Je n’aurai pas l’indélicatesse de désigner celui des deux récits que je tiens pour le plus vraisemblable...

Quoi qu’il en soit, une belle ville s’élève peu à peu sur le théâtre de cette idylle russo-chinoise, et, bien que les bruits les plus fâcheux circulent en Mandchourie sur les travaux auxquels Dalni donne lieu, et sur les excès qui s’y commettent, j’admire très sincèrement Dalni, La ville sera divisée en quartiers : administratif, commercial, européen et chinois. Le premier seul est en voie de construction. Dans une partie saine, assez élevée, et proche de la gare, se trouvent, outre le palais que s’est construit M. S..., diverses maisons d’ingénieurs et d’employés, un hôtel, un hôpital et une église. Les rues sont étroites comme des rues japonaises, mais soignées, bordées de trottoirs, de lisses et de caniveaux.

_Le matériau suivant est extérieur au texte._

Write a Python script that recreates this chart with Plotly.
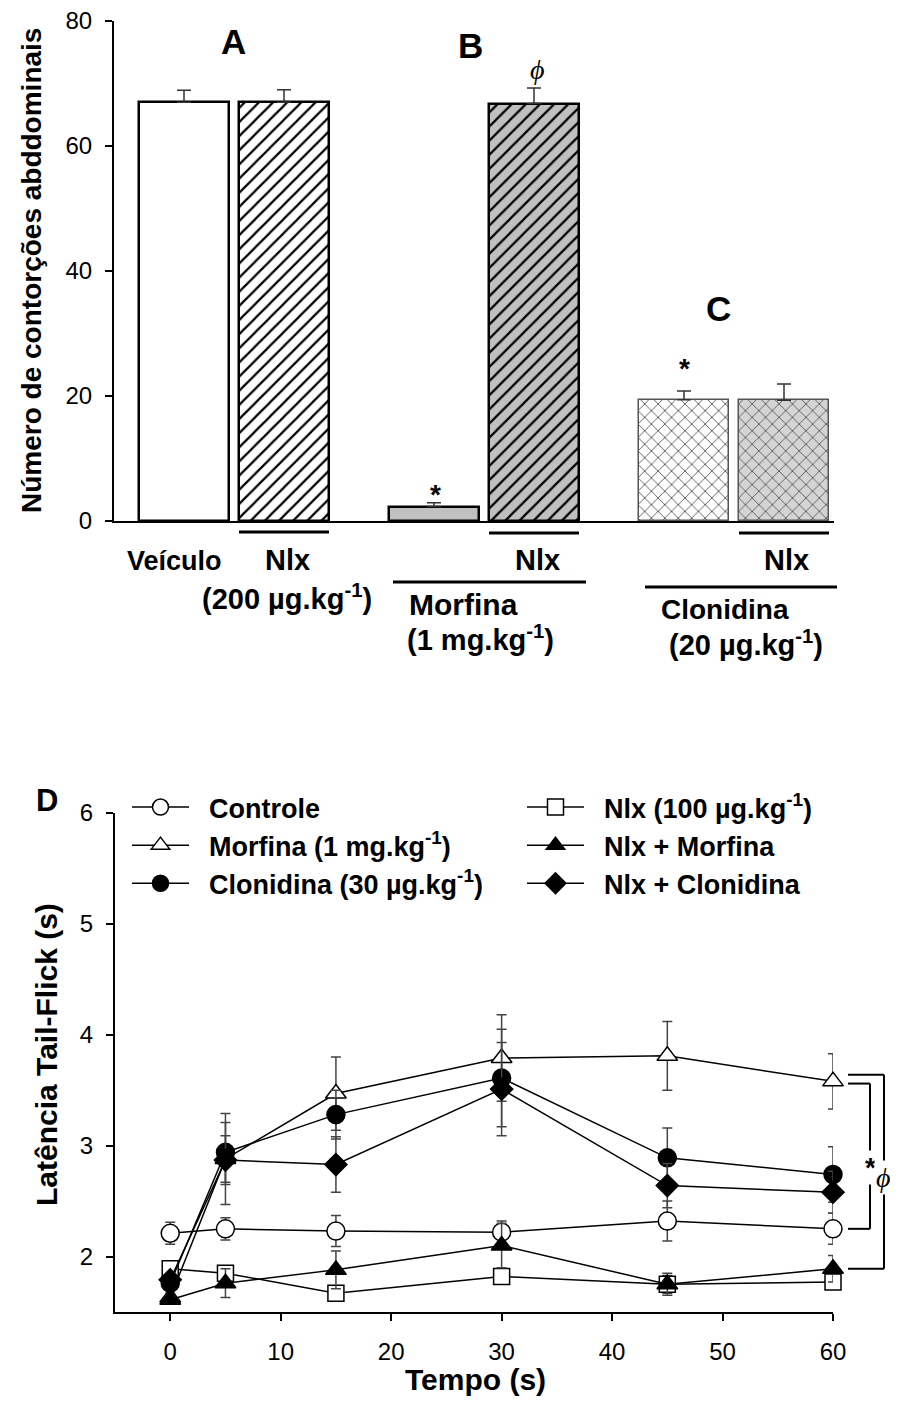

Les maisons ne sont pas déplaisantes au premier coup d’œil ; elles offrent un bizarre mélange d’architecture anglaise et d’ornementation chinoise. A l’intérieur, elles sont inconfortables pour des Russes, gens accoutumés à avoir partout leurs aises ; les pièces et les communs sont de dimensions exiguës. Pour justifier l’étroitesse des rues, M. S... dit que, à part sa voiture, on n’y verra guère circuler que des pousse-pousse ; pour justifier l’étroitesse des maisons, il les dit commodément distribuées. Ces réserves faites, le quartier administratif a de l’allure, il est très propre, et c’est un plaisir que de s’y promener, d’y faire des visites, et d’y examiner l’hôpital si bien installé, si complot, si généreusement conçu.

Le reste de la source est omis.